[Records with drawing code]

----

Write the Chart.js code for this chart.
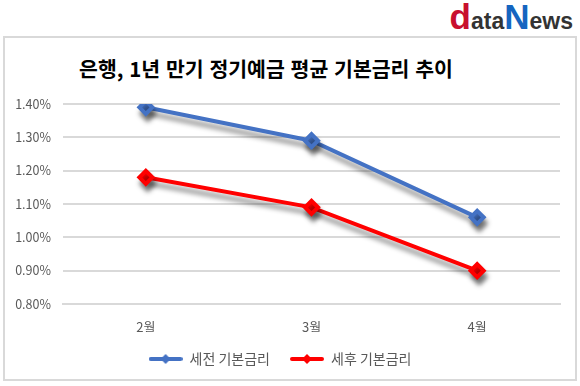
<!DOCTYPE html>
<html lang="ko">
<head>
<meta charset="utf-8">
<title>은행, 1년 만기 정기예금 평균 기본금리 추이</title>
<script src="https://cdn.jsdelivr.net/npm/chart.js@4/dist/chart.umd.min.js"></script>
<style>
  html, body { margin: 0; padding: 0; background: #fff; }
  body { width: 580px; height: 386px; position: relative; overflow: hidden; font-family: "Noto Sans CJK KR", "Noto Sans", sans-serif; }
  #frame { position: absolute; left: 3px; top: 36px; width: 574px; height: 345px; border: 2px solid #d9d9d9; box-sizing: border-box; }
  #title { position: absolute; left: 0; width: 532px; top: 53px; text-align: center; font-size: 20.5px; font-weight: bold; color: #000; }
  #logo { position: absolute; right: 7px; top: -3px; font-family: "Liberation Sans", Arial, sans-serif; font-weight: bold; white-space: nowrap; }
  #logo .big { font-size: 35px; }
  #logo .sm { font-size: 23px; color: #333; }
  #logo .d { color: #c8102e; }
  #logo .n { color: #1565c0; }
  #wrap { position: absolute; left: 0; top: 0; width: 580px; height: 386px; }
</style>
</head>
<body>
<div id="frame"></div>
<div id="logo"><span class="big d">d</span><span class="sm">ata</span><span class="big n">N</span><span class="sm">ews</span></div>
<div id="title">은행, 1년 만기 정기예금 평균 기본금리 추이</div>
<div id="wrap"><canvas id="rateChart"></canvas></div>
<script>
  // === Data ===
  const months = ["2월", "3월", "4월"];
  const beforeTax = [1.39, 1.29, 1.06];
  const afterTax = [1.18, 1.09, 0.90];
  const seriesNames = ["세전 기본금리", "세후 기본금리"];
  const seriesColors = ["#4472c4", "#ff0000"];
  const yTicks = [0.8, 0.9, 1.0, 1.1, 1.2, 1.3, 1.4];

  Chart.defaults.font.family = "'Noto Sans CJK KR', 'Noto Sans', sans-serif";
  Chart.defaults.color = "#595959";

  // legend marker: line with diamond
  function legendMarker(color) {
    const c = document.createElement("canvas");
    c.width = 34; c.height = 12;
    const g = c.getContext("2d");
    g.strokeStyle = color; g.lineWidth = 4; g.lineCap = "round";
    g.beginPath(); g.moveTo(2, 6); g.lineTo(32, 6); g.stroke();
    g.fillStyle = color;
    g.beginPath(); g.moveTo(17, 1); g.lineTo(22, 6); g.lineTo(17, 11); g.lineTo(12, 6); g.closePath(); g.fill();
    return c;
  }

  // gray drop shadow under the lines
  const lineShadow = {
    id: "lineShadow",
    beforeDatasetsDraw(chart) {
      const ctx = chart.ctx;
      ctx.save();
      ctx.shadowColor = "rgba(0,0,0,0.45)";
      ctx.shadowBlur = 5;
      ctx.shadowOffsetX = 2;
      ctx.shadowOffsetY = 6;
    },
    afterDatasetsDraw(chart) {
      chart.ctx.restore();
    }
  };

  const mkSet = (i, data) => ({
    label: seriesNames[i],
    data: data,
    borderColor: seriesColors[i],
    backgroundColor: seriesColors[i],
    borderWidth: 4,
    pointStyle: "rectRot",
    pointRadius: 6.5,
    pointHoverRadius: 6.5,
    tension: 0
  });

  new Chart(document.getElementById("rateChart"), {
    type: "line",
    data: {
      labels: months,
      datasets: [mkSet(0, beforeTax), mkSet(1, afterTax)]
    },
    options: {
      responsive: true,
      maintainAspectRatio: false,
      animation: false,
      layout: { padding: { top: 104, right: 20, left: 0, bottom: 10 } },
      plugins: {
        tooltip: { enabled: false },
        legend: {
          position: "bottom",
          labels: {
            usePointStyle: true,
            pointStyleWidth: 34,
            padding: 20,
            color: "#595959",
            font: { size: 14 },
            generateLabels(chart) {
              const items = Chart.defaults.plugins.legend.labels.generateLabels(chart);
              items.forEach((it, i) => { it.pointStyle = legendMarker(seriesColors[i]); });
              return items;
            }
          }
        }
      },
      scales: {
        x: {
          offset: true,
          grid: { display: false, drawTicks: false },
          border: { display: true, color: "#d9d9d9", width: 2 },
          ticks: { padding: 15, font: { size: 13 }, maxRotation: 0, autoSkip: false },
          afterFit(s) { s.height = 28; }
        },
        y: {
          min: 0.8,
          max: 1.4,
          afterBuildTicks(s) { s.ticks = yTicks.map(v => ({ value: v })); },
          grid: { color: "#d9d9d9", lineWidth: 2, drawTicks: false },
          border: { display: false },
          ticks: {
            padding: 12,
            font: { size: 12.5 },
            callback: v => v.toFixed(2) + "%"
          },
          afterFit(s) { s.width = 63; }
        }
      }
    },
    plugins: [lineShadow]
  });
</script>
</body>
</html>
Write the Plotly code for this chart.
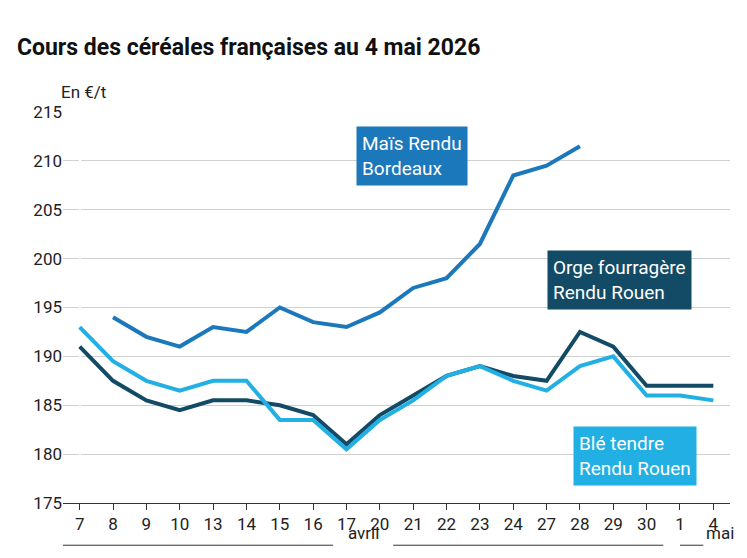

----

EXERCISE DIRECTIONS:
Return only the count of lines in the records that hold the word "Write".

IN RESPONSE:
2